Пытаясь понять, что разрушило наше чувство общности, важную роль традиционно отводили приватизации религиозной веры, что произошло в Европе и Соединенных Штатах в девятнадцатом веке. Историки полагают, что мы начали пренебрегать нашими соседями примерно тогда же, когда перестали собираться вместе, чтобы чтить наших богов. Отсюда возникает вопрос: а что делала религия до того, как это произошло, чтобы усиливать дух общности, и, если посмотреть с практической точки зрения, сможет ли мирское общество возродить этот дух, не опираясь на теологические институты, с которыми оно когда-то жило душа в душу? Возможно ли вернуть дух общности без религиозной основы?
2
Если мы рассмотрим причины социальной отчужденности более подробно, мы поймем, что отчасти наше чувство одиночества обусловлено числом одиноких. Миллиардам людей, которые живут на этой планете, сама мысль заговорить с незнакомцем кажется более опасной, чем в прежние времена, потому что степень общения между людьми, похоже, обратно пропорциональна плотности населения. Обычно мы с готовностью заговариваем с людьми, когда не имеем никакой возможности общения с ними.

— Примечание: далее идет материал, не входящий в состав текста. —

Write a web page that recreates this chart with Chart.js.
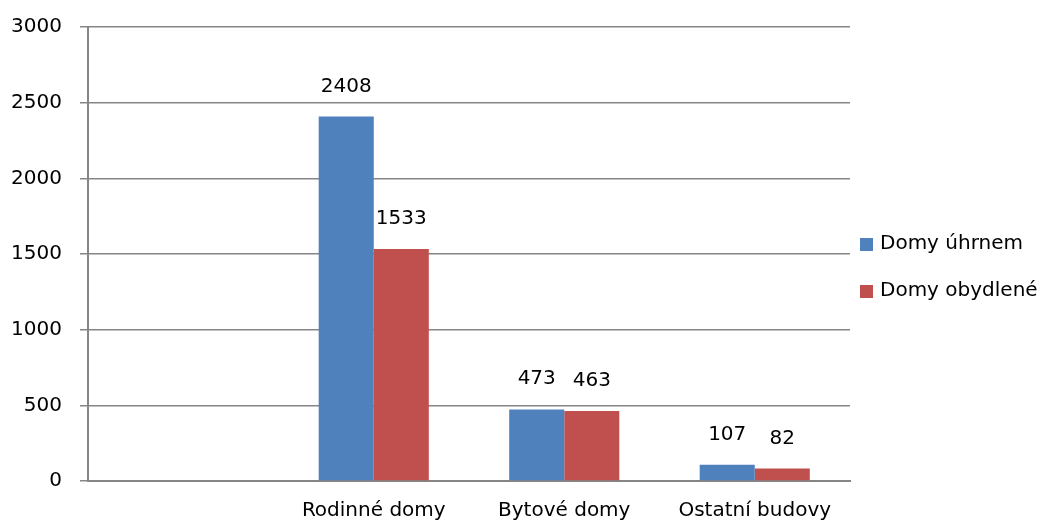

Если бедуин, чей шатер – единственный на сотни километров пустыни, психологически готов оказать теплый прием любому, то его современники, живущие в городе, столь же добросердечные и щедрые, чтобы сохранить хоть каплю душевного равновесия, вынуждены притворяться, будто не замечают миллионов человеческих существ, которые едят, спят, спорят, совокупляются и умирают в считаных сантиметрах от них со всех сторон.